We considered awarding One Man Braking Bad an additional star for the sole reason that Miles Allen is very good at voices. Otherwise, Allen's is a painful hour of dated celebrity jokes and surface-skimming observations on Vince Gilligan's cult series which manages to side-step any of Breaking Bad's own dynamism – the kind that is ideal for comedy.
He smatters his show with lazy pop-culture quips (Kim Kardashian, Charlie Sheen), tacked-on references to British culture which feel Wikipedia-ed (Ed Milliband, Irn Bru), and disjointed celebrity impressions. Bill Cosby. Family Guy characters. Fat Bastard. Yes. Fat Bastard.
Allen does Walt Jr's cerebral palsy voice within the show's first forty seconds. Gustavo Fring cries to his archnemesis Hector Salamanca "Twenty years ago you killed my gay lover!" (In the series [SPOILER], Salamanca murdered Fring's brother – it's a cruicial reveal in the villain's arc). At one point, bringing up the destruction Walter White has caused, Allen breaks into 'Wrecking Ball' by Miley Cyrus – the chorus done in Walt Jr's voice, of course.

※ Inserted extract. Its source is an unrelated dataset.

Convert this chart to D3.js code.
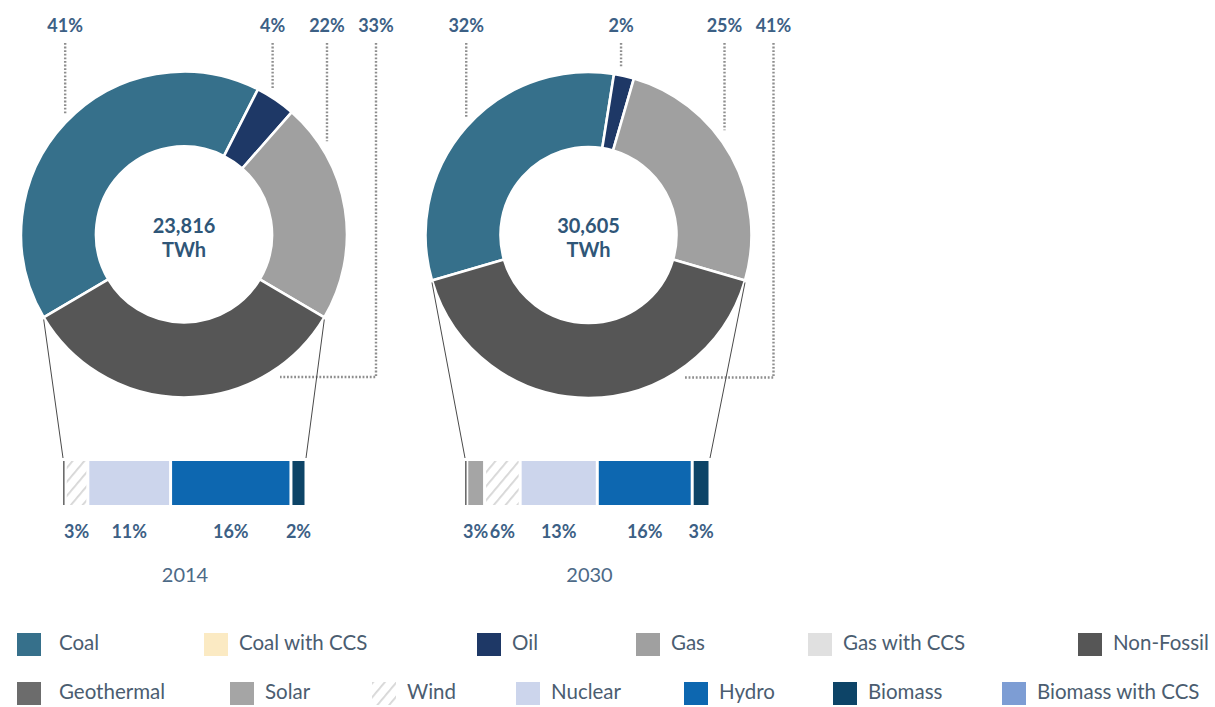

Allen seems to have, against all odds, missed out on any of Breaking Bad's addictive magic or subtle horror, the kind which has convinced many (this critic included) that it was the the single greatest television series of all time. And these more subtle observations are perfect for the kind of skewing that we'd all hoped for while queuing round St Andrew's Square Gardens. Instead we got a frat boy who does a mean Fat Bastard.